- DATA SUPPLIED -
● ● ● ● ●

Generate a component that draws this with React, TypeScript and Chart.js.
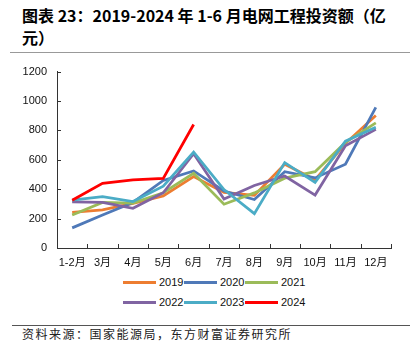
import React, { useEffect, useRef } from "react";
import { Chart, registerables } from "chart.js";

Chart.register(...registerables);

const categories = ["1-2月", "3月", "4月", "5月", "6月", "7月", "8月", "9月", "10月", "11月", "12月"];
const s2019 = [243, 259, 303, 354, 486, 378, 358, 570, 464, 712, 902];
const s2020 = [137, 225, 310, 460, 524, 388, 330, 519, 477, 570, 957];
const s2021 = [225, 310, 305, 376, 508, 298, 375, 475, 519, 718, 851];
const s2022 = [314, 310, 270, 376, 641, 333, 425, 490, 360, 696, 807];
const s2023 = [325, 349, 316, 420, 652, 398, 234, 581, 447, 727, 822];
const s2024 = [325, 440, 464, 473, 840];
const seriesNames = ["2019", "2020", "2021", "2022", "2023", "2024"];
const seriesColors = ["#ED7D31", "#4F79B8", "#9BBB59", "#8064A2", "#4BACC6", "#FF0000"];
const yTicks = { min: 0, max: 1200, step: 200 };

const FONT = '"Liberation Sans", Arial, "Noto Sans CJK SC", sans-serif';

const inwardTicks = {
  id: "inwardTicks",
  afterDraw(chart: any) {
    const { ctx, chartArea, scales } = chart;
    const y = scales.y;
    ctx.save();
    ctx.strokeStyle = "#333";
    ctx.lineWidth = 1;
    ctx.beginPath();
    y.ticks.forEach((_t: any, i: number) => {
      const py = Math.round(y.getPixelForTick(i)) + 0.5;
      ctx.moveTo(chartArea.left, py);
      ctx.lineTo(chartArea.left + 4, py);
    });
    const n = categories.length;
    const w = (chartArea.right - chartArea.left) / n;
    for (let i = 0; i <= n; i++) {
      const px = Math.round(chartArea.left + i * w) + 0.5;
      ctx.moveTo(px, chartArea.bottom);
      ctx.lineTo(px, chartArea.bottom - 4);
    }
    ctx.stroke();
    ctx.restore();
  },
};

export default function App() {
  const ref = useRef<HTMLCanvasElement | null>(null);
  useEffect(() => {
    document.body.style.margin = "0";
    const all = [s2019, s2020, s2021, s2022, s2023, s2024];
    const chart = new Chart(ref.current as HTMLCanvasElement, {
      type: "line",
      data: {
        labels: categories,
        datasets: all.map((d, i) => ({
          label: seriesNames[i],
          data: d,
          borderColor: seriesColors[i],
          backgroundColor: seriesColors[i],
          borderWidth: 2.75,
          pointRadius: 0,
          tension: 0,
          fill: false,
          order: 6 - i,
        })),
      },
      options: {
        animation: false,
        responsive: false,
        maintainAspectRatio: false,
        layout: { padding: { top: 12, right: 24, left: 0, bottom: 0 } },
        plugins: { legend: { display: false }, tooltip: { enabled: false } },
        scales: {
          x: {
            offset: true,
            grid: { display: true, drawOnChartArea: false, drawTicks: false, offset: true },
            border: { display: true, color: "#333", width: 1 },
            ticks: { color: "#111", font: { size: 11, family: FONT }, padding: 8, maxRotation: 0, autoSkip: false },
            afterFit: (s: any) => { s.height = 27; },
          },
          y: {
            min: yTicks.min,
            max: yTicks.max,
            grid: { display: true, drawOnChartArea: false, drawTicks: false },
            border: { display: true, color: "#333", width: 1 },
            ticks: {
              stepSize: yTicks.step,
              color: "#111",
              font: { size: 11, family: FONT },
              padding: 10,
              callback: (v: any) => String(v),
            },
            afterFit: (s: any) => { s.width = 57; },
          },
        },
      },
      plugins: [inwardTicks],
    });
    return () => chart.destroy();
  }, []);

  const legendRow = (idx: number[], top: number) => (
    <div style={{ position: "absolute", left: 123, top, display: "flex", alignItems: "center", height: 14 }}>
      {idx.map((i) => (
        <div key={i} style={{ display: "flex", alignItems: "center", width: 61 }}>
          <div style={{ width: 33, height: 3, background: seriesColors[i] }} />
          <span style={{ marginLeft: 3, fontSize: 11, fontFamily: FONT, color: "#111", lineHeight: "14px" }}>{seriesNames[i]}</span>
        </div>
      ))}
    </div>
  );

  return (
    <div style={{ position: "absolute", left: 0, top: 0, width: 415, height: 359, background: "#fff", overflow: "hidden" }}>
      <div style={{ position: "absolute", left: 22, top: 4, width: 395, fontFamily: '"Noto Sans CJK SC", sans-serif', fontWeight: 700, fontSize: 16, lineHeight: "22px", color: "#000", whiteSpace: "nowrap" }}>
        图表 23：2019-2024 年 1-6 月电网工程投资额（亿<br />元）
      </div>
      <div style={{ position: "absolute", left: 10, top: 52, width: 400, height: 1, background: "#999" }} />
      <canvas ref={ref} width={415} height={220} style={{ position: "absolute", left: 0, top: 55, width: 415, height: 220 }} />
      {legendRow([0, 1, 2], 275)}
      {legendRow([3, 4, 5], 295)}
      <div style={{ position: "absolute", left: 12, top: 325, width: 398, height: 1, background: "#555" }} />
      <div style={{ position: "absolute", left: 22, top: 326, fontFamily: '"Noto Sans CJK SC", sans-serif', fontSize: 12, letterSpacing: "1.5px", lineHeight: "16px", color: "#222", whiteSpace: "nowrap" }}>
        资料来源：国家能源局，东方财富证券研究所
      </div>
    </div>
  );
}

● ● ● ● ●

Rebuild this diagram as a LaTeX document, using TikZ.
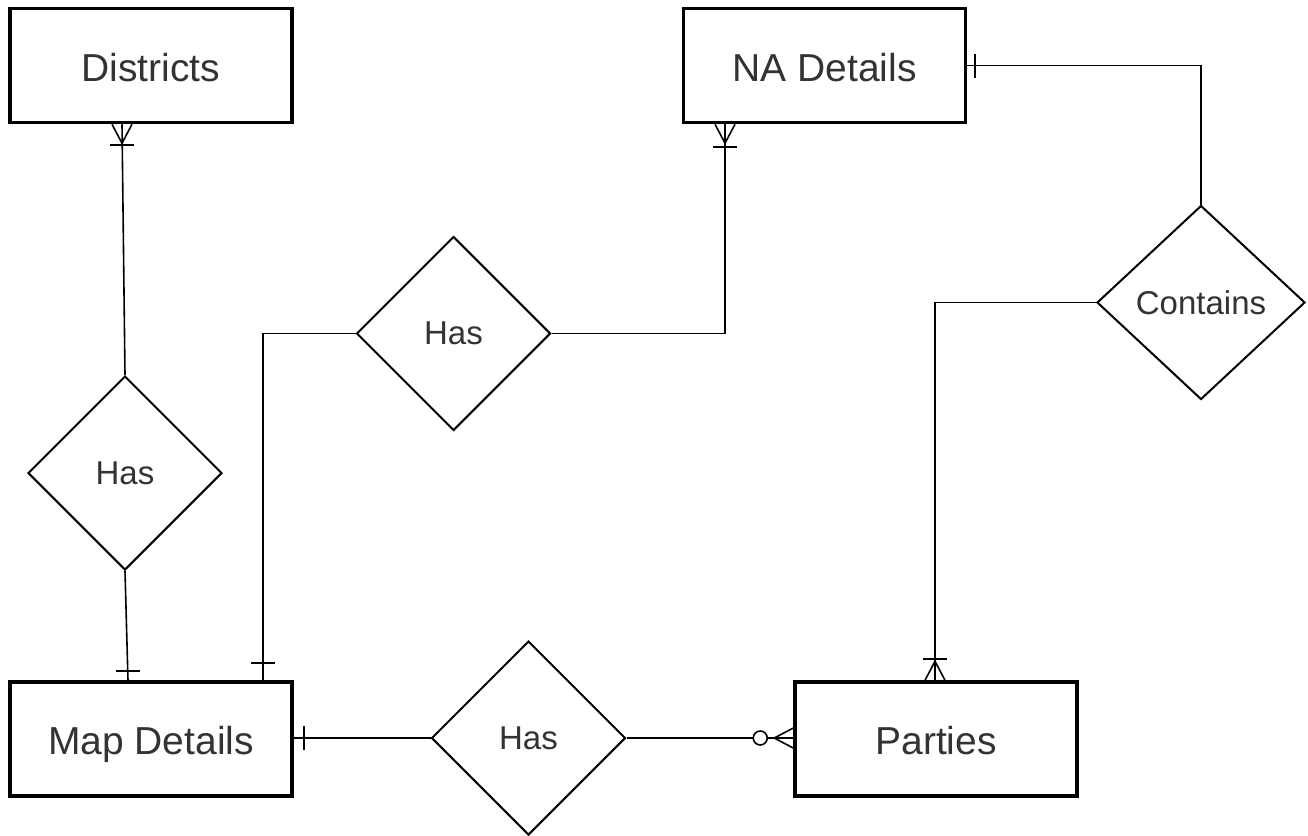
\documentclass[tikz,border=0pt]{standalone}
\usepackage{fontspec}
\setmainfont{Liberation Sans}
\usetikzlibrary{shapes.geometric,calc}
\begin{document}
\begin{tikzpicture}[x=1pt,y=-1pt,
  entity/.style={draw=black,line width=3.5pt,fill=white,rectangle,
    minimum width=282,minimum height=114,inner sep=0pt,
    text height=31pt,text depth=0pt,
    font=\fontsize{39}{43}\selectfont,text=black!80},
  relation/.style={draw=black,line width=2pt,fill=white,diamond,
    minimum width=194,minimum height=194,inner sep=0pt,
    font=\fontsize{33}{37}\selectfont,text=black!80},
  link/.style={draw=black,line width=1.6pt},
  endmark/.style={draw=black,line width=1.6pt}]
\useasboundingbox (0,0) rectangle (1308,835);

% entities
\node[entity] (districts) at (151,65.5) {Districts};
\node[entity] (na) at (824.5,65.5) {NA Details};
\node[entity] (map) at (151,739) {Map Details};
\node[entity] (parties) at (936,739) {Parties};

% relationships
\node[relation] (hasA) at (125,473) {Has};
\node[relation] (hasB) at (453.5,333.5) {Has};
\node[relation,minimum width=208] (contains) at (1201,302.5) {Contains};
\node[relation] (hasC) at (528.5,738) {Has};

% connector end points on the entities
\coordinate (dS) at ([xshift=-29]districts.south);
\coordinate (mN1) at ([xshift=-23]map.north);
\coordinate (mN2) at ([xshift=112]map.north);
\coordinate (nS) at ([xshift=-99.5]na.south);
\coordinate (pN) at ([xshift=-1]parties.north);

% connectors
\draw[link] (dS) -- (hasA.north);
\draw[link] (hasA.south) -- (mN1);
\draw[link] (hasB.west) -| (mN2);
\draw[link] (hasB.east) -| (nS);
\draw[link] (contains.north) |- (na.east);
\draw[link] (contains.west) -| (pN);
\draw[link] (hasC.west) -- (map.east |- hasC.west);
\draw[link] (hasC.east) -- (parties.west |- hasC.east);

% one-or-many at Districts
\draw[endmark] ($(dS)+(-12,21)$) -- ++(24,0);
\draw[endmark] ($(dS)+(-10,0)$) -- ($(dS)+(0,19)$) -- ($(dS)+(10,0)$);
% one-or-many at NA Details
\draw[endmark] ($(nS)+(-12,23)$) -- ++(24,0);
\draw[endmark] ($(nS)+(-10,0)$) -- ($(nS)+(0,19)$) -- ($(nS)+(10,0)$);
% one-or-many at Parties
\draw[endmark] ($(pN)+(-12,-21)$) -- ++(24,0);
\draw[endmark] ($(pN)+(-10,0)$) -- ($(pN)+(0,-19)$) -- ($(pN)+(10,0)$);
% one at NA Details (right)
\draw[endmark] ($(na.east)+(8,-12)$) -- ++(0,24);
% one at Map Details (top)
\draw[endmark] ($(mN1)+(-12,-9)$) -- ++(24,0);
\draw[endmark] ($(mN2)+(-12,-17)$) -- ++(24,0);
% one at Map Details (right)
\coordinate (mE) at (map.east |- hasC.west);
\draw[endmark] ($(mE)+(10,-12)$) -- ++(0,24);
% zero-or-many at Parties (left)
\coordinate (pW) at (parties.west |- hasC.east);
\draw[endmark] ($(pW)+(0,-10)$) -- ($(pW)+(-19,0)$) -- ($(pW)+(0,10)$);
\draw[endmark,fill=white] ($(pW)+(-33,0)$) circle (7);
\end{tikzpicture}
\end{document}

● ● ● ● ●

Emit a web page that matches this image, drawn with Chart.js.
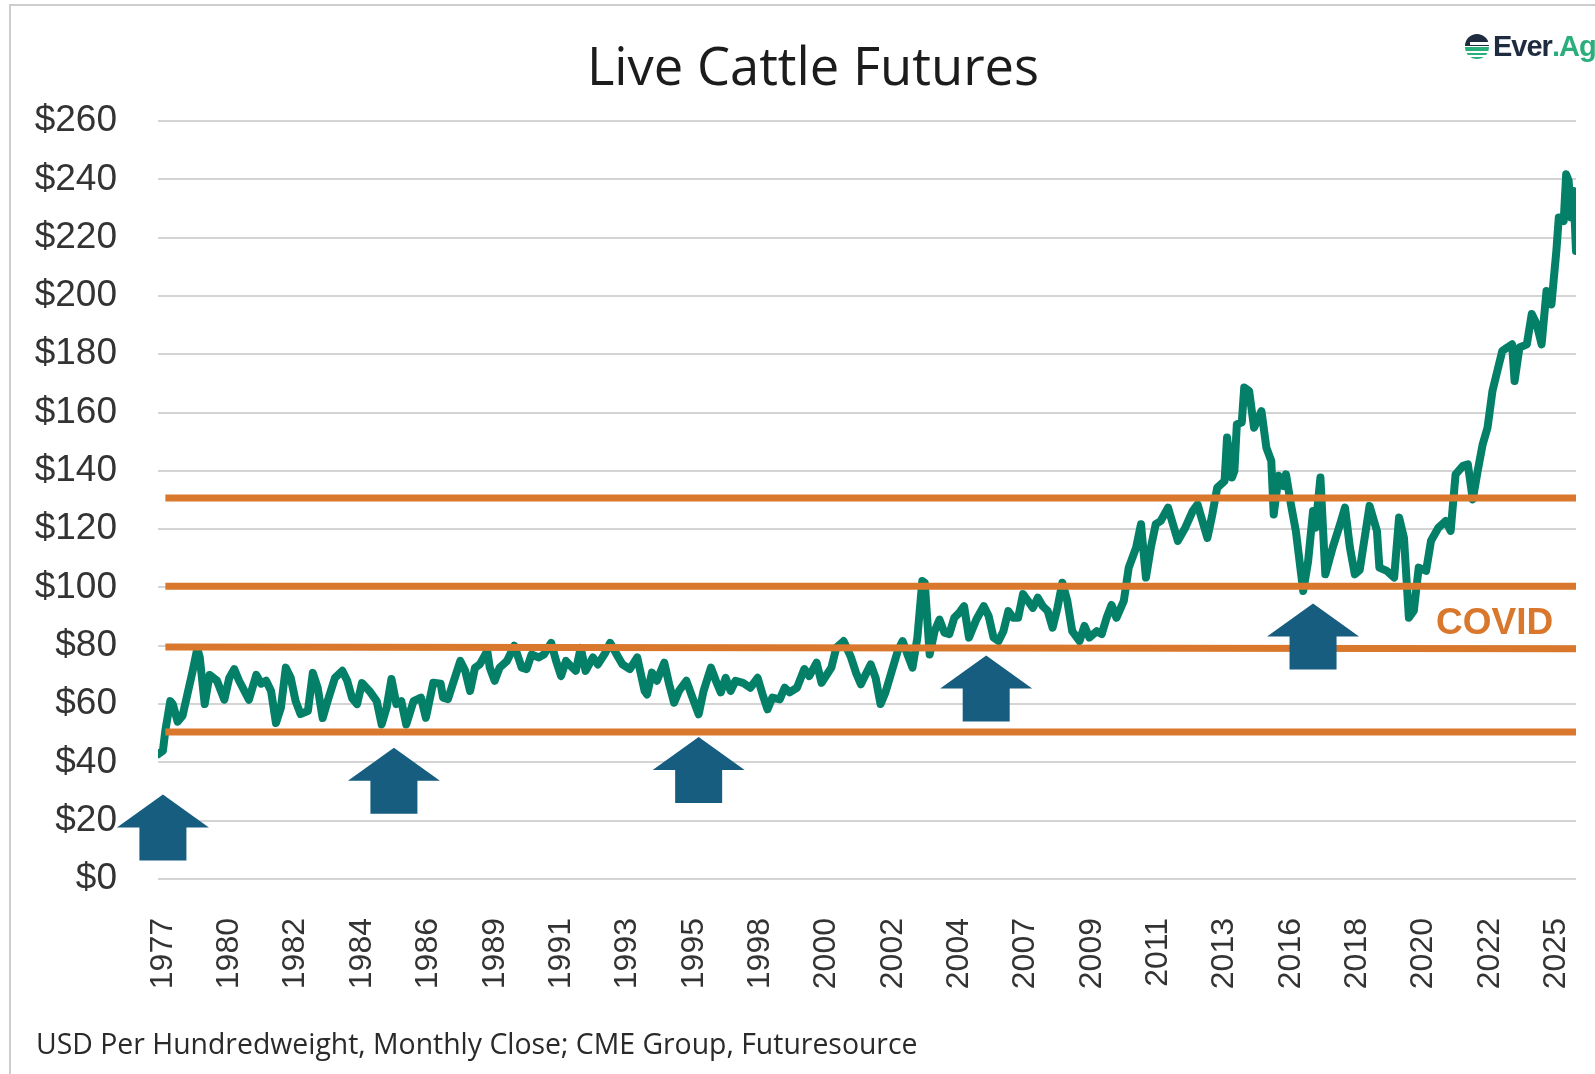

● ● ● ● ●

- OBJECTIVE -
List all lines from the entries that include the word "with".

- RESULT FOR THIS EXERCISE -
Generate a component that draws this with React, TypeScript and Chart.js.
Emit a web page that matches this image, drawn with Chart.js.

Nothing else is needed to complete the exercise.